Saturday, November 10, 2007

Planners Question Proposed Density, Uses

The next time planners see a depiction of the Netherwood redevelopment study area, they said, they want to see color keys to brownfields, vacancies, residential use and other indicators of conditions on the 16 target lots. And they want to know what plans the city has to relocate the Public Works yard that is one of the targets.

At a special meeting Thursday (Nov. 7, 2007) George Stevenson of Remington & Vernick displayed a map that showed the whole area in battleship gray, without any distinction of existing conditions or use. The study area, reduced from more than 90 lots, is now between Richmond and Berckman streets on both sides of the Raritan Valley Line and extends east to the boundary of the city yard across South Avenue from Central Street. Neither Stevenson nor mayoral representative Barbara James could say Thursday where the city intends to relocate the yard.

The planners also want to know what exists on all four adjacent sides of the study area.

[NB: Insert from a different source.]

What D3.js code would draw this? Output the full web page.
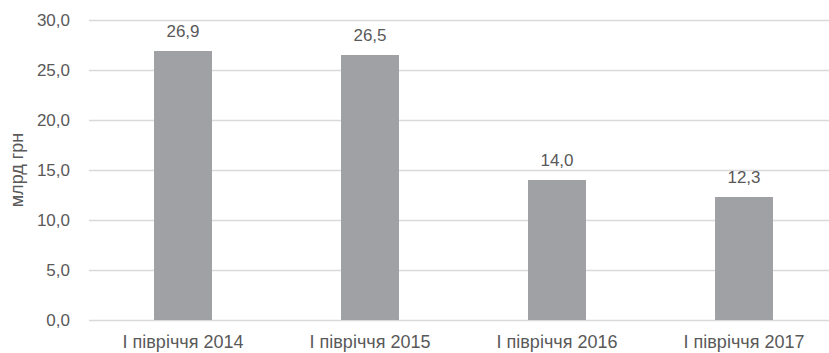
<!DOCTYPE html>
<html>
<head>
<meta charset="utf-8">
<script src="https://cdn.jsdelivr.net/npm/d3@7"></script>
<style>
  body { margin: 0; background: #fff; }
  svg text { font-family: "Liberation Sans", Arial, sans-serif; fill: #595959; }
</style>
</head>
<body>
<div id="chart"></div>
<script>
const categories = ['I півріччя 2014', 'I півріччя 2015', 'I півріччя 2016', 'I півріччя 2017'];
const values = [26.9, 26.5, 14.0, 12.3];
const yTicks = [0, 5, 10, 15, 20, 25, 30];
const yTitle = 'млрд грн';

const w = 829,
  h = 353;

const svg = d3
  .select('#chart')
  .append('svg')
  .attr('width', w)
  .attr('height', h);

const x = d3.scaleBand().domain(categories).range([89.5, 837.5]).paddingInner(0.69).paddingOuter(0.345);
const y = d3.scaleLinear().domain([0, 30]).range([320, 20]);
const fmt = (d) => d3.format('.1f')(d).replace('.', ',');

// gridlines
svg
  .selectAll('.grid')
  .data(yTicks)
  .join('line')
  .attr('class', 'grid')
  .attr('x1', 89)
  .attr('x2', w)
  .attr('y1', (d) => y(d) + 0.5)
  .attr('y2', (d) => y(d) + 0.5)
  .attr('stroke', '#d9d9d9')
  .attr('stroke-width', 1.5);

// y axis labels
const yAxis = svg
  .append('g')
  .attr('transform', 'translate(70,0)')
  .call(d3.axisLeft(y).tickValues(yTicks).tickFormat(fmt).tickSize(0).tickPadding(0));
yAxis.select('.domain').remove();
yAxis.selectAll('text').attr('font-size', 17).attr('fill', '#595959').attr('font-family', 'Liberation Sans, Arial, sans-serif');

svg
  .append('text')
  .attr('transform', 'translate(23,170) rotate(-90)')
  .attr('text-anchor', 'middle')
  .attr('font-size', 18)
  .text(yTitle);

// bars
svg
  .selectAll('.bar')
  .data(values)
  .join('rect')
  .attr('class', 'bar')
  .attr('x', (d, i) => x(categories[i]))
  .attr('width', x.bandwidth())
  .attr('y', (d) => y(d))
  .attr('height', (d) => y(0) - y(d))
  .attr('fill', '#a0a1a5');

// value labels
svg
  .selectAll('.val')
  .data(values)
  .join('text')
  .attr('class', 'val')
  .attr('x', (d, i) => x(categories[i]) + x.bandwidth() / 2)
  .attr('y', (d) => y(d) - 14)
  .attr('text-anchor', 'middle')
  .attr('font-size', 17)
  .text(fmt);

// category labels (kept just inside the bottom edge)
const xAxis = svg
  .append('g')
  .attr('transform', 'translate(0,320)')
  .call(d3.axisBottom(x).tickSize(0).tickPadding(15));
xAxis.select('.domain').remove();
xAxis.selectAll('text').attr('font-size', 18).attr('fill', '#595959').attr('font-family', 'Liberation Sans, Arial, sans-serif');
</script>
</body>
</html>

In questioning, Stevenson confirmed that there is a suggestion of five-story residential buildings for the site. That set off more questions about density closer to the Netherwood train station. The theme of transit-oriented development is high density around train stations, phasing to lesser density in a widening radius. But most of the proposed Netherwood target area is outside the quarter-mile range. Planning Board member Ron Scott-Bey asked whether five-story construction there would mean a higher density of 12 stories around the station.

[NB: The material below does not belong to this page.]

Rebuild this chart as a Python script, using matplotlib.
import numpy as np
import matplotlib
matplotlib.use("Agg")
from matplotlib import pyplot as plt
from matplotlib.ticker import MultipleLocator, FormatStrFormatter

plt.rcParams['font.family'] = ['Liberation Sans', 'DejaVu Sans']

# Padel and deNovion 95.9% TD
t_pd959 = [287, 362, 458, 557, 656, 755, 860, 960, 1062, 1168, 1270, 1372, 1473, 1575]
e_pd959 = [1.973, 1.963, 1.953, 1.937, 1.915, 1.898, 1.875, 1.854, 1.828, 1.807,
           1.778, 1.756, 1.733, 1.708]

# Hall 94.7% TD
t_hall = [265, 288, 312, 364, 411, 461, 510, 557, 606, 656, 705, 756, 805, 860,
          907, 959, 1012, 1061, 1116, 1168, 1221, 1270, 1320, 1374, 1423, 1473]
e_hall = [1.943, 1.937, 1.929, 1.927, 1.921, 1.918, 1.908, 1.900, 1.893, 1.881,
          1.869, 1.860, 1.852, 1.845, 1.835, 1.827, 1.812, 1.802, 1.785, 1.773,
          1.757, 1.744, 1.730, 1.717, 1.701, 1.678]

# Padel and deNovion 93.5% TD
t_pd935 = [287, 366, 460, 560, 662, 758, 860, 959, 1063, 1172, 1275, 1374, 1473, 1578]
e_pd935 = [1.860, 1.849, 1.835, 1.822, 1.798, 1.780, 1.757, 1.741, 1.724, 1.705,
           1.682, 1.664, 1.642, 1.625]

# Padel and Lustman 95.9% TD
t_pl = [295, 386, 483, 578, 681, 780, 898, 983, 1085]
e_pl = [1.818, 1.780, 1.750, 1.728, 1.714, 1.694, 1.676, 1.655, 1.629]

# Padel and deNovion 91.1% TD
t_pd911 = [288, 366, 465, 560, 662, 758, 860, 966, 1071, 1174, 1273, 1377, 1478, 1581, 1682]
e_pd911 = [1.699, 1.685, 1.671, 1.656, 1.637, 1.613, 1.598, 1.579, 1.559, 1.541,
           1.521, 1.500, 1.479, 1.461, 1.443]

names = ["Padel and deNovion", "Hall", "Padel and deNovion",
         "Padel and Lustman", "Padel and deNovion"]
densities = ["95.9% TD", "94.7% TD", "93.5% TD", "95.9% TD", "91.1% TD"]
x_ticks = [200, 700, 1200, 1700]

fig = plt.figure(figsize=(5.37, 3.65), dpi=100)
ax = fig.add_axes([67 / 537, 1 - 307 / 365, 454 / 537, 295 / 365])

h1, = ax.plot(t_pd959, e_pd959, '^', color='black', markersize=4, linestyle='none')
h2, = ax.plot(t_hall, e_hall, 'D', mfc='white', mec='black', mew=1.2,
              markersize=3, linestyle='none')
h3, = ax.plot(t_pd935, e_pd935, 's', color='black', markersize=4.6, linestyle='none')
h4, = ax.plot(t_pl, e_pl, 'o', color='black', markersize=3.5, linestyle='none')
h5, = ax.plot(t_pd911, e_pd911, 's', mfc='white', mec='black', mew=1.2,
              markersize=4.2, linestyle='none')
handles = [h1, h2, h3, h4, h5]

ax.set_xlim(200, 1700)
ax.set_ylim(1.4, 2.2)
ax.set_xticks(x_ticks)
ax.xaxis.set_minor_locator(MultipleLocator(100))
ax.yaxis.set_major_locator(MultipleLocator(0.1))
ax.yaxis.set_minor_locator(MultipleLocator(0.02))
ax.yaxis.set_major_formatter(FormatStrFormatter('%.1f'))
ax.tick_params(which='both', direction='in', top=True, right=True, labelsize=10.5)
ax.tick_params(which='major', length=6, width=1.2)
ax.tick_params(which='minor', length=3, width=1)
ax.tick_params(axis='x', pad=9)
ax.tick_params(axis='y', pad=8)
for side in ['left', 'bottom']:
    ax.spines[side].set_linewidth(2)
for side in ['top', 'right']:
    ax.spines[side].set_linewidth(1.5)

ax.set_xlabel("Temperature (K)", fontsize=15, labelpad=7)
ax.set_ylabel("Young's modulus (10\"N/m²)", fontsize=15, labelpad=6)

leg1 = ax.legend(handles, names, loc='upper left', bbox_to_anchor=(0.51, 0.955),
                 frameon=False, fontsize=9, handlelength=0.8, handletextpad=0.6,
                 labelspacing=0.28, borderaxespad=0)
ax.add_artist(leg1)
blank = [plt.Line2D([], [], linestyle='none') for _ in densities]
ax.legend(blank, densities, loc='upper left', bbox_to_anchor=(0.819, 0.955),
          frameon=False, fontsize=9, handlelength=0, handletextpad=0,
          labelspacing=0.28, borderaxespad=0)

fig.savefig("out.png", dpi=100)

Planners received four quarter-mile maps Thursday for discussion of the four transit hubs - Netherwood, the main station on North Avenue and two sites of former stations at Grant and Clinton avenues.

Planners said the process seems to be “project-driven” and “developer-driven” rather than reflecting what the community might want in redevelopment. Planning Board member Donna Vose said the city needs industry that will provide jobs, not all residential development.

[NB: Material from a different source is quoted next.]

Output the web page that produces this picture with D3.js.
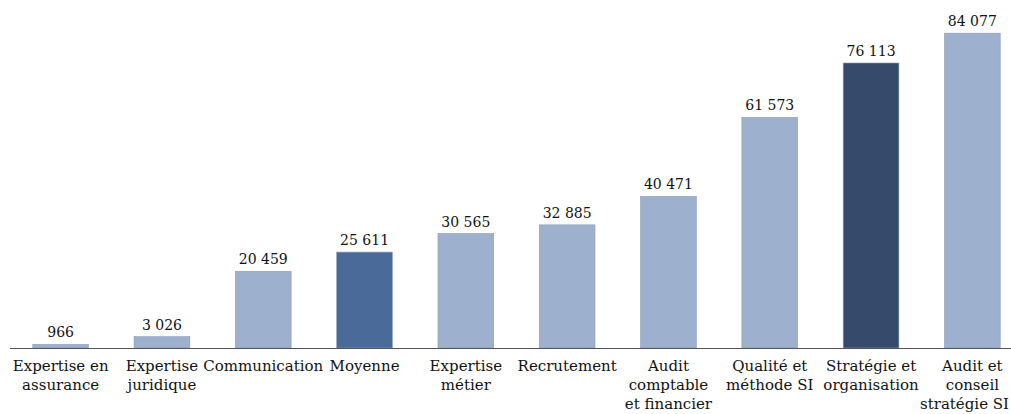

Planning Division Director Bill Nierstedt said planners must consider what concessions they want from developers in return for higher density, such as ground-level plazas or other amenities.

Around the main train station, a 2000 redevelopment plan only included three blocks north of the tracks. But with recently proposed expansions to the west and south, the North Avenue Historic District redevelopment area is now to be known as the “North Avenue Expanded Area.” The historic 1880s buildings of the city’s first commercial district will be preserved, but high-rise construction behind them is proposed.

A large redevelopment area south of the main train station was studied, but is not part of the plans now under consideration. Planning Board Chairman Ken Robertson said the Downtown Station South study was sent to the City Council, but the board received no response.

The Planning Board will not meet on Nov. 15, due to the League of Municipalities meeting. The next meeting will be Dec. 6.